What we know we have put out there into a secondary market. You know, when we're shoving dollars out. When the fed shoves money out by buying bonds, that money goes out. And while we can say it's traceable, it's not traced. In other words, what goes out into the U.S. in a bond may make its way by others buying from China, from India, from other places.
So when we're talking about central banks holding them, they'll have what you might call an official number. But the unofficial market is unwieldily. So we know how much is out there. And that we've been flooding. That's been the damaging and frightening part of this, Glenn, is that we keep shoving it out there. And if it gets aggregated into one place, if China starts reserving it and holding it, then they have a huge club. And we keep saying, no, surely, surely they wouldn't have it. We've diffused it. The money is going out broadly. But nobody can track where it's actually being collected and held because the public announcement -- just like China has indicated that they devaluated their own currency, but they control their banking. So when you go to China -- you know I spend a lot of time there.
DAVID: And when you go to China, you have a variety of different ways in which currencies can be exchanged. When you go to Brazil, there are three totally different currencies: The dollar at the bank, the dollar on the street, and the dollar you pay in a hotel, which is the government rate. And they are vastly differing numbers.
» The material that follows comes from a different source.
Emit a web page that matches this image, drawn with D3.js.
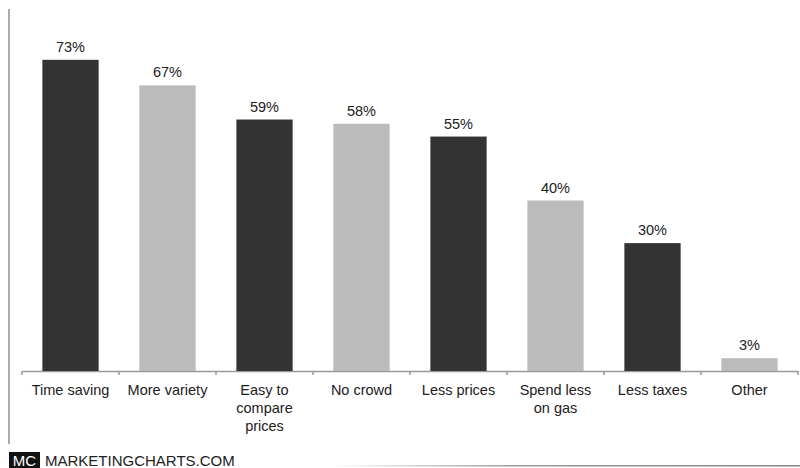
<!DOCTYPE html>
<html>
<head>
<meta charset="utf-8">
<script src="https://cdn.jsdelivr.net/npm/d3@7"></script>
<style>
  body { margin: 0; background: #fff; }
  svg { display: block; font-family: "Liberation Sans", Arial, sans-serif; }
</style>
</head>
<body>
<div id="chart-area"></div>
<script>
var categories = ["Time saving", "More variety", "Easy to compare prices", "No crowd", "Less prices", "Spend less on gas", "Less taxes", "Other"];
var labelLines = [["Time saving"], ["More variety"], ["Easy to", "compare", "prices"], ["No crowd"], ["Less prices"], ["Spend less", "on gas"], ["Less taxes"], ["Other"]];
var values = [73, 67, 59, 58, 55, 40, 30, 3];

var width = 800, height = 468;
var margin = {left: 22, right: 2, top: 30, bottom: 97};

var svg = d3.select("#chart-area").append("svg")
    .attr("width", width)
    .attr("height", height);

var defs = svg.append("defs");
var grad = defs.append("linearGradient").attr("id", "fade");
grad.append("stop").attr("offset", "0%").attr("stop-color", "#fff");
grad.append("stop").attr("offset", "40%").attr("stop-color", "#999");
grad.append("stop").attr("offset", "100%").attr("stop-color", "#888");

// left frame line
svg.append("line")
    .attr("x1", 9).attr("x2", 9)
    .attr("y1", 9).attr("y2", 444)
    .attr("stroke", "#aaa")
    .attr("stroke-width", 2);

var x = d3.scaleBand()
    .domain(categories)
    .range([margin.left, width - margin.right])
    .paddingInner(0.42)
    .paddingOuter(0.21);

var y = d3.scaleLinear()
    .domain([0, 80])
    .range([height - margin.bottom, margin.top]);

var base = y(0);

var xAxis = d3.axisBottom(x).tickSize(0).tickFormat("");
var ax = svg.append("g")
    .attr("transform", "translate(0," + base + ")")
    .call(xAxis);
ax.select(".domain").attr("stroke", "#999").attr("stroke-width", 1.5);

// tick marks on band boundaries
var bounds = d3.range(categories.length + 1).map(function(i){
    return margin.left + i * (width - margin.right - margin.left) / categories.length;
});
svg.selectAll(".btick")
    .data(bounds)
    .enter()
    .append("line")
    .attr("x1", function(d){ return d; })
    .attr("x2", function(d){ return d; })
    .attr("y1", base)
    .attr("y2", base + 4)
    .attr("stroke", "#999")
    .attr("stroke-width", 1.5);

svg.selectAll(".bar")
    .data(values)
    .enter()
    .append("rect")
    .attr("x", function(d, i){ return x(categories[i]); })
    .attr("y", function(d){ return y(d); })
    .attr("width", x.bandwidth())
    .attr("height", function(d){ return base - y(d); })
    .attr("fill", function(d, i){ return i % 2 === 0 ? "#333333" : "#bbbbbb"; });

svg.selectAll(".val")
    .data(values)
    .enter()
    .append("text")
    .attr("x", function(d, i){ return x(categories[i]) + x.bandwidth() / 2; })
    .attr("y", function(d){ return y(d) - 8; })
    .attr("text-anchor", "middle")
    .attr("font-size", "14.5px")
    .attr("fill", "#222")
    .text(function(d){ return d + "%"; });

var lab = svg.selectAll(".cat")
    .data(labelLines)
    .enter()
    .append("text")
    .attr("text-anchor", "middle")
    .attr("font-size", "14.5px")
    .attr("fill", "#222")
    .attr("x", function(d, i){ return x(categories[i]) + x.bandwidth() / 2; })
    .attr("y", base + 24);
lab.selectAll("tspan")
    .data(function(d){ return d; })
    .enter()
    .append("tspan")
    .attr("x", function(){ return this.parentNode.getAttribute("x"); })
    .attr("dy", function(d, i){ return i === 0 ? 0 : 18; })
    .text(function(d){ return d; });

// footer
svg.append("rect")
    .attr("x", 9).attr("y", 452)
    .attr("width", 31).attr("height", 16)
    .attr("fill", "#111");
svg.append("text")
    .attr("x", 24.5).attr("y", 466)
    .attr("text-anchor", "middle")
    .attr("font-size", "15px")
    .attr("fill", "#fff")
    .text("MC");
svg.append("text")
    .attr("x", 45).attr("y", 466)
    .attr("font-size", "15px")
    .attr("fill", "#222")
    .text("MARKETINGCHARTS.COM");
svg.append("rect")
    .attr("x", 330).attr("y", 465)
    .attr("width", 470).attr("height", 1.5)
    .attr("fill", "url(#fade)");
</script>
</body>
</html>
So I'm not wobbling other than to suggest that I can -- I could give you formalized numbers. We could go back and look those up. They're irrelevant. The money that's out there could be aggregated by these central banks, and we do not know which central bank is truthfully aggregating the largest in their formal and informal economy.
GLENN: So here's what I really want to know, and I'm hoping that you're going to say I'm wrong. But this to me, when I heard this, what I heard was the equivalent economically of him saying, by the way, if you disagree, it is total nuclear war. This is an economic -- if the dollars that other countries have are no longer being used as the global currency and the world's reserve. That means that all those dollars are out and we're in hyperinflation and it is -- it's the end of the West or the western commerce as we know it. At least for -- at least until we can settle on what we're doing.
DAVID: Right. There are three things -- we talked about this before. But there are three things that America offers right now. One is that we offer the dollar. Okay? And if that goes away, that's frightening, right?
GLENN: Wait. Wait. Wait. Explain why -- tell people what that means, if the dollar goes away, to them.
DAVID: Well, right now because every exchange is principal for oil, which is the central currency of everything. Energy is everything, okay. Because that exchange must go through us and we control the medium or the piece of paper that you can use to exchange, we control -- I don't want to say control the world. But we control that exchange. And if that's the central exchange, then we still have some significant control on the markets of the world. If that is removed, you no longer have control. If you go into, you know, Germany and you're not using euros and you're using a Brazilian currency that nobody cares whether you have or not, you don't buy anything in Germany. So if our dollar is no longer viewed as the global necessity, we don't have that to offer.
GLENN: So hang on. Before you go on, on that. So, in other words, we become like Iceland. What was it, the kronas, that when it crashed and went away. They couldn't buy meat for McDonald's. Everything had to shut down. We wouldn't be able to buy oil from anybody because no one would accept the US dollar because it would be worthless.
DAVID: It's an irrelevant piece of paper. Most people would say that because there's so much debt being held of US debt, we're betting on our bankers not letting us fail. Now, that scares me, just to be honest. I don't want to bet on my bank not wanting me to fail especially if my house goes up in value and they'd rather take the house rather than to default on what I owe them. Okay? Our house is our natural resource in the U.S. So if we default and we have collateralized our -- the assets of our country, which are our natural resource. Then technically, just like they did in the 1980s when Manhattan, a good percentage of the real estate had to go to foreign entities. We hit such a downside, that you would see Chinese and Japanese signs in front of banks because the real estate was owned by them. We've collateralized what America has against our debt. And our debt is in crazy land. You know that. We've talked about that before.
DAVID: So if the dollar goes away and they go technically after the assets and we then defend the assets, then you are correct that the next thing we offer is war. And that's not where -- and, by the way, I'll give you just one side note that may be contrary to what you think or it may be differing than what you think or it may simply augment it. I actually think the next real battle issue will not be metal against building. I think we can do more with cyber and banking zeros. Ones and zeros in the electric world than we can ever do with weapons.
GLENN: Yes, I agree.
DAVID: I think the next war will be a cyber disaster. And the frightening thing about that is, if you are the one that owes the rest of the world, they have control over your assets. It doesn't take much for them to be able to access all of those buttons. And that's where it gets crazy. So, Glenn --
GLENN: Go ahead. Wrap it up here, David.
DAVID: I was in Hiroshima a week ago. I was there for the 70th anniversary for the disaster there. And they talk about one bomb. And we talk about 15,000 warheads that exist if the world. All it takes is one finger to push buttons to get things crazy. And one one and one zero in the banking world or the economic world to get people desperate. I don't know when we get to that point. But I will tell you, this move by China to shift things by 5 percent in 15 minutes is a daunting look at where we go and what America has to see in the economic future.
GLENN: Thank you a lot, David. I appreciate it. Go back to the mountain and enjoy the sunshine.
DAVID: Good talking to you.
GLENN: God bless you. David Buckner.